Francis also contends that Huff violated his Fourteenth Amendment rights, but as the district court noted, Francis waived his Fourteenth Amendment claims against every Defendant. See United States v. Montgomery, 998 F.3d 693, 698 (6th Cir. 2021); Brown v. VHS of Michigan, Inc., 545 Fed.Appx. 368, 372 (6th Cir. 2013).
Francis further argues that the district court erred by granting summary judgment to Staff Sergeant Noorbergen as to Francis's claim that Noorbergen failed to intervene in Huff's use of excessive force. Appellant's Br. at 22. To succeed with this claim, Francis must show that (1) his constitutional rights were violated by Huff, and (2) Noorbergen, as Huff's supervising officer, encouraged or authorized Huff's use of unconstitutional force. Colvin v. Caruso, 605 F.3d 282, 292 (6th Cir. 2010). Because Huff's use of force was lawful, there is no underlying constitutional violation, and Noorbergen cannot be liable for failing to intervene. See Scott v. Clay Cnty, Tenn., 205 F.3d 867, 879 (6th Cir. 2000).
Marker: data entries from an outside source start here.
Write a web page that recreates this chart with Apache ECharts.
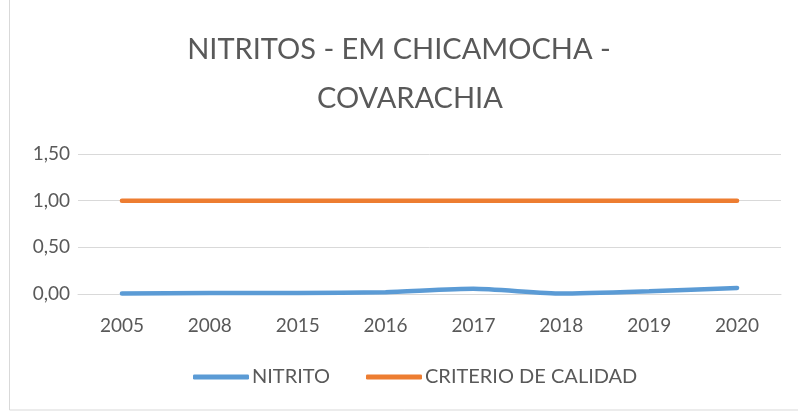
<!DOCTYPE html>
<html>
<head>
<meta charset="utf-8">
<script src="https://cdn.jsdelivr.net/npm/echarts@6/dist/echarts.min.js"></script>
<style>
  html, body { margin: 0; padding: 0; background: #fff; }
  #main { width: 798px; height: 415px; }
</style>
</head>
<body>
<div id="main"></div>
<script>
var myChart = echarts.init(document.getElementById('main'));

var years = ['2005', '2008', '2015', '2016', '2017', '2018', '2019', '2020'];
var nitrito = [0.005, 0.01, 0.01, 0.02, 0.055, 0.005, 0.03, 0.065];
var criterio = [1, 1, 1, 1, 1, 1, 1, 1];

var titleStyle = {
    fontFamily: 'Lato',
    fontWeight: 400,
    fontSize: 29,
    color: '#595959'
};

var option = {
    backgroundColor: '#fff',
    animation: false,
    title: [{
        text: 'NITRITOS - EM CHICAMOCHA -',
        left: 'center',
        top: 30,
        textStyle: titleStyle
    }, {
        text: 'COVARACHIA',
        left: 312,
        top: 79,
        textStyle: titleStyle
    }],
    legend: {
        bottom: 23,
        left: 188,
        itemGap: 36,
        itemWidth: 56,
        itemHeight: 5,
        icon: 'roundRect',
        textStyle: { fontFamily: 'Lato', fontSize: 20, color: '#595959', padding: [0, 0, 0, -2] },
        data: ['NITRITO', 'CRITERIO DE CALIDAD']
    },
    grid: { left: 78, right: 17, top: 154, bottom: 121 },
    xAxis: {
        type: 'category',
        data: years,
        boundaryGap: true,
        axisLine: { lineStyle: { color: '#d9d9d9', width: 1 } },
        axisTick: { show: false },
        axisLabel: { fontFamily: 'Lato', fontSize: 19, color: '#595959', margin: 22 }
    },
    yAxis: {
        type: 'value',
        min: 0,
        max: 1.5,
        interval: 0.5,
        axisLine: { show: false },
        axisTick: { show: false },
        splitLine: { lineStyle: { color: '#d9d9d9', width: 1 } },
        axisLabel: {
            fontFamily: 'Lato', fontSize: 19, color: '#595959', margin: 8,
            formatter: function (v) { return v.toFixed(2).replace('.', ','); }
        }
    },
    series: [{
        name: 'NITRITO',
        type: 'line',
        data: nitrito,
        symbol: 'none',
        smooth: 0.2,
        lineStyle: { color: '#5b9bd5', width: 4.5, cap: 'round' },
        itemStyle: { color: '#5b9bd5' }
    }, {
        name: 'CRITERIO DE CALIDAD',
        type: 'line',
        data: criterio,
        symbol: 'none',
        lineStyle: { color: '#ed7d31', width: 4.5, cap: 'round' },
        itemStyle: { color: '#ed7d31' }
    }],
    graphic: [{
        type: 'rect',
        shape: { x: 9.5, y: -2, width: 790, height: 412 },
        style: { fill: 'none', stroke: '#d9d9d9', lineWidth: 1 },
        silent: true
    }]
};
myChart.setOption(option);
</script>
</body>
</html>
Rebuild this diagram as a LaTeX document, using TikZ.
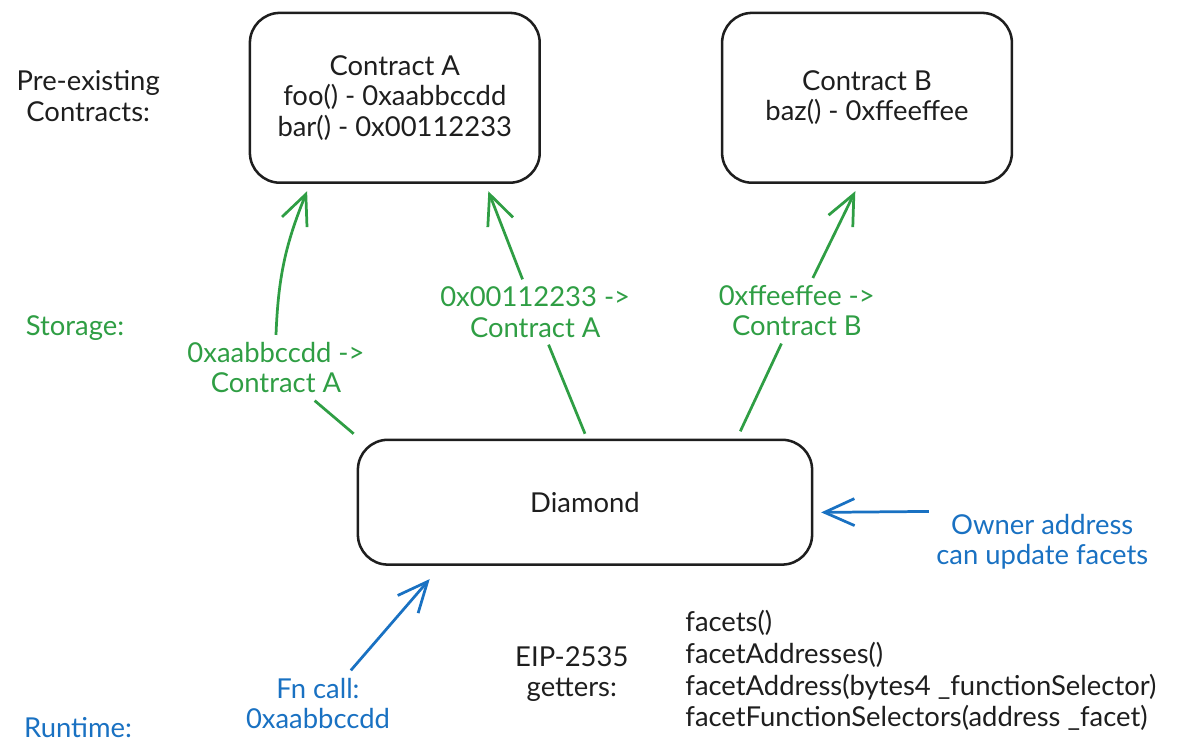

Finally, Francis appeals the grant of summary judgment to the City of Red Bank. Francis's claims against the City allege liability under Monell, which provides that a municipal entity such as Red Bank can be liable under 42 U.S.C. § 1983 if a plaintiff shows that (1) he was deprived of a constitutional right, and (2) the municipal entity is responsible for this deprivation. Baynes v. Cleland, 799 F.3d 600, 620 (6th Cir. 2015). Because Francis was not deprived of a constitutional right, he cannot prevail on a claim against Red Bank based on a theory of municipal liability. Scott, 205 F.3d at 879.
III.
For the forgoing reasons we AFFIRM the district court's summary judgment.